Hi,

I’ve got complicated model that I would like to estimate using 2nd order approximation but it seems that it is not very possible as in order to get steady state values I need to solve quadratic equation (I’ve also done it, but I am not sure whether it is possible to “put” this into MATLAB as .m file as one root is complex number).

I was wondering if I estimate the model using 1st order approximation (I’ve done it) and get the parameter estimates, can I use those parameter estimates for the 2nd order approximation of the model and, let’s say, obtain impulse responses, variance decomposition etc.

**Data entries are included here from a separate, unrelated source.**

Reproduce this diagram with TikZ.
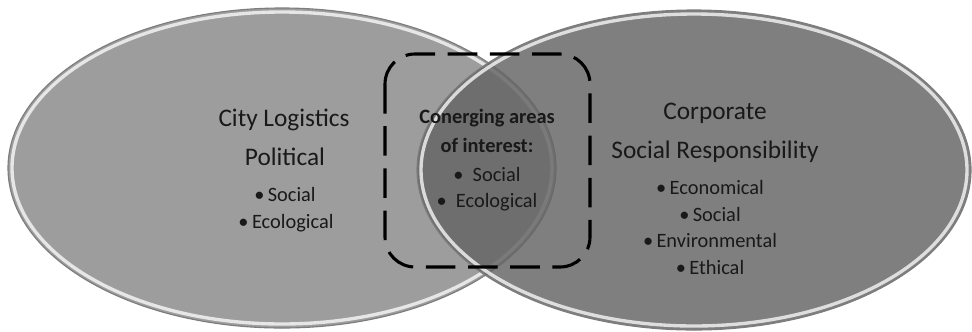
\documentclass[tikz,border=0pt]{standalone}
\usepackage{fontspec}
\setmainfont{Carlito}
\definecolor{leftgray}{RGB}{157,157,157}
\definecolor{rightgray}{RGB}{102,102,102}
\definecolor{rimgray}{RGB}{125,125,125}
\definecolor{inkgray}{RGB}{25,25,25}
\begin{document}
\begin{tikzpicture}[x=0.025cm, y=-0.025cm,
		bigtext/.style={text=inkgray, anchor=base, inner sep=0pt, font=\fontsize{18}{22}\selectfont},
		smalltext/.style={text=inkgray, anchor=base, inner sep=0pt, font=\fontsize{14.5}{17}\selectfont},
		boldtext/.style={smalltext, font=\fontsize{14.5}{17}\selectfont\bfseries},
		rim/.style={white, line width=2.4pt, opacity=0.75},
		edge/.style={rimgray, line width=0.8pt},
		focusbox/.style={black, line width=2.2pt, dash pattern=on 21pt off 9pt, rounded corners=0.75cm}]
			\useasboundingbox (0,0) rectangle (972,331);

			% Draw left ellipse (city logistics)
			\fill[leftgray] (282,168) ellipse [x radius=274, y radius=160];
			\draw[rim] (282,168) ellipse [x radius=270, y radius=156];
			\draw[edge] (282,168) ellipse [x radius=274, y radius=160];

			% Draw right ellipse (CSR), see-through over the left one
			\fill[rightgray, fill opacity=0.84] (694,170) ellipse [x radius=277, y radius=160];
			\draw[rim] (694,170) ellipse [x radius=273, y radius=156];
			\draw[edge] (694,170) ellipse [x radius=277, y radius=160];

			% Mark the overlap
			\draw[focusbox] (385,54) rectangle (590,267);

			% Left labels
			\node[bigtext] (city) at (284,126) {City Logistics};
			\node[bigtext] (political) at (285,165) {Political};
			\node[smalltext] (lsocial) at (285,201) {•\,Social};
			\node[smalltext] (lecological) at (286,228) {•\,Ecological};

			% Middle labels
			\node[boldtext] (conv) at (487,123) {Conerging areas};
			\node[boldtext] (interest) at (487,152) {of interest:};
			\node[smalltext] (msocial) at (487,181) {•\hspace{0.45em}Social};
			\node[smalltext] (mecological) at (487,207) {•\hspace{0.45em}Ecological};

			% Right labels
			\node[bigtext] (corporate) at (715,119) {Corporate};
			\node[bigtext] (csr) at (715,158) {Social Responsibility};
			\node[smalltext] (economical) at (710,194) {•\,Economical};
			\node[smalltext] (rsocial) at (710,221) {•\,Social};
			\node[smalltext] (environmental) at (710,247) {•\,Environmental};
			\node[smalltext] (ethical) at (710,274) {•\,Ethical};

		\end{tikzpicture}
\end{document}
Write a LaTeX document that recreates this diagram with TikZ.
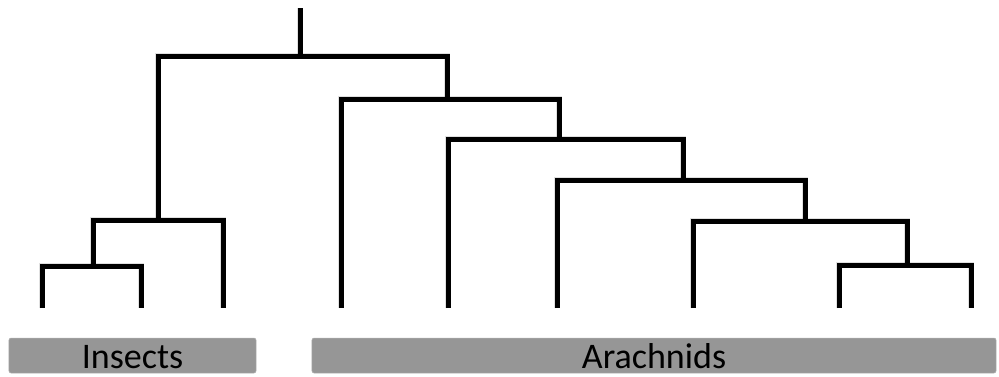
\documentclass[tikz,border=0pt]{standalone}
\usepackage{fontspec}
\setmainfont{Carlito}
\begin{document}
\begin{tikzpicture}[x=1bp,y=-1bp,
  branch/.style={line width=5bp, line join=miter, line cap=butt, black},
  halo/.style={line width=6bp, line join=miter, black, opacity=0.12, shift={(1.5,2.5)}},
  groupbar/.style={fill=black!41, draw=black!30, line width=0.5bp, rounded corners=2bp,
    minimum height=35bp, inner sep=0pt},
  grouplabel/.style={anchor=base, text=black,
    font=\fontsize{36bp}{42bp}\selectfont}]
\useasboundingbox (0,0) rectangle (999,376);

% root stem and internal junctions
\coordinate (r0) at (300,8);
\coordinate (n1) at (300,56);
\coordinate (n2) at (158,220);
\coordinate (n4) at (93,266);
\coordinate (n3) at (447,99);
\coordinate (n5) at (559,139);
\coordinate (n6) at (683,180);
\coordinate (n7) at (805,221);
\coordinate (n8) at (907,265);

% leaf tips
\coordinate (a) at (42,308);
\coordinate (b) at (141,308);
\coordinate (c) at (223,308);
\coordinate (d) at (341,308);
\coordinate (e) at (448,308);
\coordinate (f) at (557,308);
\coordinate (g) at (693,308);
\coordinate (h) at (839,308);
\coordinate (i) at (971,308);

% faint drop shadow under the branches
\begin{scope}[halo]
  \draw (n1) -- (r0);
  \draw (n2) |- (n1) -| (n3);
  \draw (n4) |- (n2) -| (c);
  \draw (a) |- (n4) -| (b);
  \draw (d) |- (n3) -| (n5);
  \draw (e) |- (n5) -| (n6);
  \draw (f) |- (n6) -| (n7);
  \draw (g) |- (n7) -| (n8);
  \draw (h) |- (n8) -| (i);
\end{scope}

% branches
\begin{scope}[branch]
  \draw (n1) -- (r0);
  \draw (n2) |- (n1) -| (n3);
  \draw (n4) |- (n2) -| (c);
  \draw (a) |- (n4) -| (b);
  \draw (d) |- (n3) -| (n5);
  \draw (e) |- (n5) -| (n6);
  \draw (f) |- (n6) -| (n7);
  \draw (g) |- (n7) -| (n8);
  \draw (h) |- (n8) -| (i);
\end{scope}

% group bars
\node[groupbar, minimum width=247bp] (insects) at (132.5,355.5) {};
\node[grouplabel] (insectslabel) at (132.5,368.5) {Insects};
\node[groupbar, minimum width=684bp] (arachnids) at (654,355.5) {};
\node[grouplabel] (arachnidslabel) at (654,368.5) {Arachnids};
\end{tikzpicture}
\end{document}
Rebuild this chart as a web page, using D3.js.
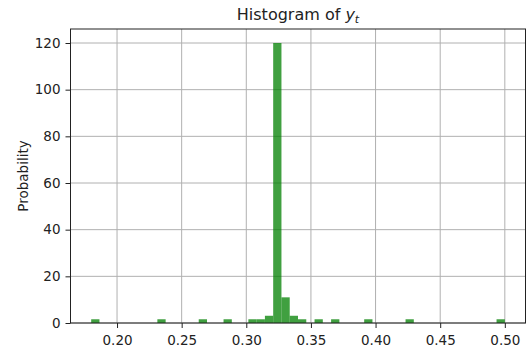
<!DOCTYPE html>
<html>
<head>
<meta charset="utf-8">
<script src="https://cdn.jsdelivr.net/npm/d3@7"></script>
<style>
  body { margin: 0; background: #fff; }
  text { font-family: "DejaVu Sans", sans-serif; }
</style>
</head>
<body>
<svg id="chart" width="527" height="358"></svg>
<script>
// histogram bins (left edge) and density heights
const binWidth = 0.0064;
const binStarts = [0.1800, 0.2312, 0.2632, 0.2824, 0.3016, 0.3080, 0.3144, 0.3208, 0.3272, 0.3336, 0.3400, 0.3528, 0.3656, 0.3912, 0.4232, 0.4936];
const binHeights = [1.6, 1.6, 1.6, 1.6, 1.6, 1.6, 3.1, 120, 11, 3.1, 1.6, 1.6, 1.6, 1.6, 1.6, 1.6];
const xTicks = [0.20, 0.25, 0.30, 0.35, 0.40, 0.45, 0.50];
const yTicks = [0, 20, 40, 60, 80, 100, 120];

const bins = binStarts.map((x0, i) => ({ x0: x0, x1: x0 + binWidth, h: binHeights[i] }));

const width = 527, height = 358;
const margin = { top: 29, right: 1.5, bottom: 35, left: 70.5 };

const svg = d3.select("#chart");

// matplotlib style 5% margins on x
const xMin = d3.min(bins, d => d.x0), xMax = d3.max(bins, d => d.x1);
const pad = (xMax - xMin) * 0.05;
const xScale = d3.scaleLinear()
    .domain([xMin - pad, xMax + pad])
    .range([margin.left, width - margin.right]);

const yScale = d3.scaleLinear()
    .domain([0, 126])
    .range([height - margin.bottom, margin.top]);

// grid
svg.append("g")
    .selectAll("line.gx")
    .data(xTicks)
    .enter().append("line")
    .attr("x1", d => xScale(d)).attr("x2", d => xScale(d))
    .attr("y1", margin.top).attr("y2", height - margin.bottom)
    .attr("stroke", "#b0b0b0").attr("stroke-width", 1);

svg.append("g")
    .selectAll("line.gy")
    .data(yTicks)
    .enter().append("line")
    .attr("x1", margin.left).attr("x2", width - margin.right)
    .attr("y1", d => yScale(d)).attr("y2", d => yScale(d))
    .attr("stroke", "#b0b0b0").attr("stroke-width", 1);

// bars, green with alpha so the grid shows through
svg.append("g")
    .selectAll("rect")
    .data(bins)
    .enter().append("rect")
    .attr("x", d => xScale(d.x0))
    .attr("width", d => xScale(d.x1) - xScale(d.x0))
    .attr("y", d => yScale(d.h))
    .attr("height", d => yScale(0) - yScale(d.h))
    .attr("fill", "#008000")
    .attr("fill-opacity", 0.75);

// axes
const xAxis = d3.axisBottom(xScale)
    .tickValues(xTicks)
    .tickFormat(d3.format(".2f"))
    .tickSize(5)
    .tickPadding(7);

const yAxis = d3.axisLeft(yScale)
    .tickValues(yTicks)
    .tickSize(5)
    .tickPadding(5);

const gx = svg.append("g")
    .attr("transform", `translate(0,${height - margin.bottom})`)
    .call(xAxis);

const gy = svg.append("g")
    .attr("transform", `translate(${margin.left},0)`)
    .call(yAxis);

[gx, gy].forEach(g => {
    g.select(".domain").remove();
    g.selectAll("line").attr("stroke", "#222").attr("stroke-width", 1);
    g.selectAll("text")
        .attr("font-family", "DejaVu Sans, sans-serif")
        .attr("font-size", 13.5)
        .attr("fill", "#222");
});

// frame
svg.append("rect")
    .attr("x", margin.left)
    .attr("y", margin.top)
    .attr("width", width - margin.left - margin.right)
    .attr("height", height - margin.top - margin.bottom)
    .attr("fill", "none")
    .attr("stroke", "#222")
    .attr("stroke-width", 1);

// title: Histogram of y_t
const title = svg.append("text")
    .attr("x", (margin.left + width - margin.right) / 2)
    .attr("y", 20)
    .attr("text-anchor", "middle")
    .attr("font-size", 16)
    .attr("fill", "#222");
title.append("tspan").text("Histogram of ");
title.append("tspan").attr("font-style", "italic").text("y");
title.append("tspan").attr("font-style", "italic").attr("font-size", 11).attr("dy", 3).text("t");

// y label
svg.append("text")
    .attr("transform", `translate(23,${(margin.top + height - margin.bottom) / 2}) rotate(-90)`)
    .attr("text-anchor", "middle")
    .attr("dy", "0.35em")
    .attr("font-size", 13.5)
    .attr("fill", "#222")
    .text("Probability");
</script>
</body>
</html>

How different are the parameter estimates for 1st order and 2nd order approximations of the model?

Cheers,

Sigitas

Hi Sigitas,

With Dynare it is not (yet) possible to estimate a DSGE model considering a second order approximation. The Kalman filter used to evaluate the likelihood (posterior kernel) is for linear(ized) models. So to estimate a 2nd (or k, with k>1) order we would need to rewrite a more general kalman filter routine (the problem is not related to the deterministic steady state which does not depend on the order of approximation).

Obviously you can estimate the (deep) parameters of a model with a first order approximation and compute IRFs associated with the second order approximation. If you write:

`stoch_simul(order=2,irf=20) Y C I ;`

after the **estimation** command you will obtain IRFs with the second order approximation of the model, where the deep parameters are set at the posterior mode or the posterior mean (if you did not use the option mh_replic=0 in the **estimation** command). Note however that if the variance of the shocks are too big, the IRFs may diverge with the second order approximation.

We do not know, a priori, the difference between the estimates obtained with a first order approximation and the etimates we would obtain with a second order approximation. We can think of examples where some parameters cannot be identified with a first order approximation but where these parameters can be identified with a k>1 order approximation. So the difference can be important.

Best,

Stéphane.

Thank you Stéphane. Your answer helped me a lot.